- kennith makes fun of greg for being two years older than him and makes comments like "hello my sleep deprived uncle" or "your poor lungs from the decades of smoking." Greg does not care. But inside he's a litttle self conscious.
- some guy on the street dared kennith to wear a maid outfit for drugs. he did.
-kennith owns a pair of platform heels. like, the black sparkly ones. he declares they make him look badass and wears them on nights out. they also make him a few inches taller and he boasts about it.
-kennith has his ears pierced. like, the real deal. hes got a helix, conch, double lobe, maybe a forward helix too. where did he get the money to do so? no one knows!
-kennith goes to electronic stores just to mess with the employees with his knowledge on tech/quizzes them. half the time they have no idea what hes talking about. sigh, oh kennith. he claims its a way to piss people off.

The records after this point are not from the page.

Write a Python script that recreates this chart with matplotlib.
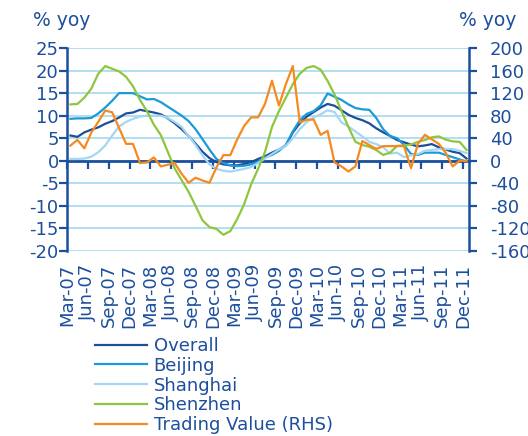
import numpy as np
import matplotlib
matplotlib.use("Agg")
import matplotlib.pyplot as plt

plt.rcParams['font.family'] = ['DejaVu Sans']
plt.rcParams['axes.unicode_minus'] = False

# monthly data, Mar-07 .. Dec-11 (% yoy)
overall = [5.6, 5.3, 6.3, 6.9, 7.4, 8.2, 8.8, 9.6, 10.5, 10.7,
           11.3, 11.0, 10.7, 10.3, 9.4, 8.3, 7.0, 5.5, 3.8, 2.0,
           0.6, -0.3, -0.8, -1.0, -1.0, -0.7, -0.3, 0.4, 1.0, 1.8,
           2.5, 3.4, 6.3, 8.3, 9.8, 10.8, 11.8, 12.6, 12.2, 11.2,
           10.2, 9.5, 9.0, 8.3, 7.2, 6.3, 5.5, 4.6, 4.1, 3.6,
           3.2, 3.4, 3.7, 3.0, 2.5, 2.0, 1.7, 0.5]
beijing = [9.3, 9.4, 9.4, 9.5, 10.5, 11.8, 13.3, 15.0, 15.0, 15.0,
           14.3, 13.6, 13.7, 13.0, 12.0, 11.0, 10.0, 8.8, 7.0, 4.8,
           2.5, 0.4, -0.5, -1.0, -1.2, -1.1, -0.8, -0.2, 0.7, 1.3,
           2.2, 3.5, 6.5, 9.0, 10.4, 11.0, 12.3, 14.9, 14.2, 13.5,
           12.5, 11.7, 11.4, 11.3, 9.5, 7.0, 5.5, 5.0, 3.5, 1.5,
           1.3, 1.8, 1.8, 1.8, 1.3, 0.8, 0.3, -0.2]
shanghai = [0.4, 0.4, 0.5, 0.9, 1.9, 3.4, 5.6, 7.6, 8.6, 9.3,
            9.8, 10.0, 10.0, 10.0, 9.5, 8.6, 7.5, 5.5, 3.5, 1.2,
            -0.8, -1.8, -2.2, -2.4, -2.1, -1.8, -1.4, -0.5, 0.5, 1.5,
            2.5, 3.3, 5.0, 7.0, 8.6, 9.6, 10.3, 11.2, 10.8, 8.5,
            7.6, 6.5, 5.4, 4.2, 3.7, 3.0, 1.6, 1.8, 0.8, 1.2,
            1.5, 2.2, 2.4, 2.6, 2.6, 2.6, 2.2, 1.7]
shenzhen = [12.5, 12.6, 14.0, 16.0, 19.3, 21.0, 20.4, 19.8, 18.6, 16.5,
            13.5, 11.0, 8.0, 5.7, 2.0, -1.7, -4.3, -6.9, -10.0, -13.2,
            -14.7, -15.1, -16.4, -15.6, -12.9, -9.6, -5.2, -1.8, 2.0, 7.5,
            11.0, 14.0, 17.0, 19.3, 20.6, 21.0, 20.2, 17.7, 14.7, 11.0,
            7.5, 4.2, 3.5, 3.1, 2.4, 1.3, 1.8, 3.3, 3.4, 3.6,
            4.2, 4.6, 5.2, 5.4, 4.7, 4.3, 4.2, 2.4]
trading = [27, 37, 22, 50, 69, 89, 86, 58, 30, 30,
           -4, -3, 6, -10, -7, -4, -23, -39, -30, -35,
           -39, -12, 10, 10, 38, 62, 77, 77, 101, 142,
           98, 136, 168, 68, 73, 73, 46, 53, -3, -10,
           -19, -10, 35, 28, 21, 26, 26, 26, 26, -13,
           30, 46, 38, 30, 14, -10, 0, 0]

tick_labels = ['Mar-07', 'Jun-07', 'Sep-07', 'Dec-07', 'Mar-08', 'Jun-08',
               'Sep-08', 'Dec-08', 'Mar-09', 'Jun-09', 'Sep-09', 'Dec-09',
               'Mar-10', 'Jun-10', 'Sep-10', 'Dec-10', 'Mar-11', 'Jun-11',
               'Sep-11', 'Dec-11']
names = ['Overall', 'Beijing', 'Shanghai', 'Shenzhen', 'Trading Value (RHS)']

dark = '#1C4F9C'
grid_c = '#A6D8F2'
colors = ['#1F4E99', '#1A9AD6', '#A3D7F2', '#8DC63F', '#F58A1F']

x = np.arange(len(overall))

fig = plt.figure(figsize=(5.28, 4.36), dpi=100)
ax = fig.add_axes([67 / 528, 1 - 251 / 436, 402 / 528, 203 / 436])
ax2 = ax.twinx()

lines = []
for vals, c in zip([overall, beijing, shanghai, shenzhen], colors[:4]):
    l, = ax.plot(x, vals, color=c, lw=1.6, zorder=3)
    lines.append(l)
l, = ax2.plot(x, trading, color=colors[4], lw=1.6, zorder=3)
lines.append(l)

ax.set_xlim(-0.5, 57.35)
ax.set_ylim(-20, 25)
ax.set_yticks(np.arange(-20, 26, 5))
ax2.set_ylim(-160, 200)
ax2.set_yticks(np.arange(-160, 201, 40))

ax.yaxis.grid(True, color=grid_c, lw=1.2)
ax.set_axisbelow(True)

# zero line with ticks, labels at the bottom
ticks = np.arange(len(tick_labels)) * 3 - 0.5
ax.spines['bottom'].set_position(('data', 0))
ax.spines['bottom'].set_color(dark)
ax.spines['bottom'].set_linewidth(2)
ax.set_xticks(ticks)
ax.tick_params(axis='x', direction='out', length=6, width=1.6,
               colors=dark, labelbottom=False)
secax = ax.secondary_xaxis('bottom')
secax.set_xticks(ticks, labels=tick_labels, rotation=90)
secax.tick_params(length=0, pad=9, labelsize=13, labelcolor=dark)
secax.spines['bottom'].set_visible(False)

for s in ['top', 'right']:
    ax.spines[s].set_visible(False)
for s in ['top', 'bottom', 'left']:
    ax2.spines[s].set_visible(False)
ax.spines['left'].set_color(dark)
ax.spines['left'].set_linewidth(1.8)
ax2.spines['right'].set_color(dark)
ax2.spines['right'].set_linewidth(1.8)

ax.tick_params(axis='y', direction='out', length=6, width=1.6, colors=dark,
               labelsize=13, pad=0)
ax2.tick_params(axis='y', direction='out', length=6, width=1.6, colors=dark,
                labelsize=13, pad=9)

fig.text(33 / 528, 1 - 21 / 436, '% yoy', ha='left', va='center',
         fontsize=13.5, color=dark)
fig.text(459 / 528, 1 - 21 / 436, '% yoy', ha='left', va='center',
         fontsize=13.5, color=dark)

fig.legend(lines, names, loc='upper left', bbox_to_anchor=(95 / 528, 1 - 337 / 436),
           frameon=False, fontsize=13, labelcolor=dark, handlelength=2.9,
           handletextpad=0.35, labelspacing=0.1, borderpad=0, borderaxespad=0)

fig.savefig('out.png', dpi=100)
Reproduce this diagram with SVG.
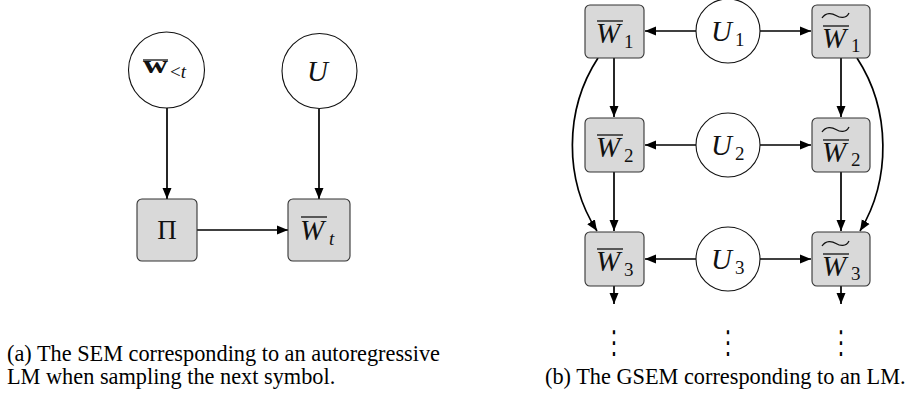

-kennith, whenever he's in crisis, takes apart tvs as a source of distraction and comfort.
-kennith knows that tvs in his generation can be dangerous and maybe even lethal to take apart. especially crts. he does it anyway. saying that if he died, he died doin what he loved.
-stephanie checks in on kennith and makes sure he's eaten. after stephanie and kennith went their seperate ways, kenny got so malnourished that he was jaundiced and couldve died of a heart attack.
-kennith likes climbing trees. and climbing things in general. ~~just like dick~~. he also likes rooftops. he likes listening to things on his mp3 player on his roof at night.
- kennith used to be the kid that talked to roly polies on the ground at recess in elementary. he also really likes bugs in general. theyre a source of comfort to him. hes obsessed with giant millipedes, and wants a pet one.
-kennith has tried to make a move on greg before and greg literally just shrugged it off because he didnt really care. im like 90% sure this is canon.
-kennith wears miniskirts. like, the leather ones. he has a pair of decorated ones that he made himself.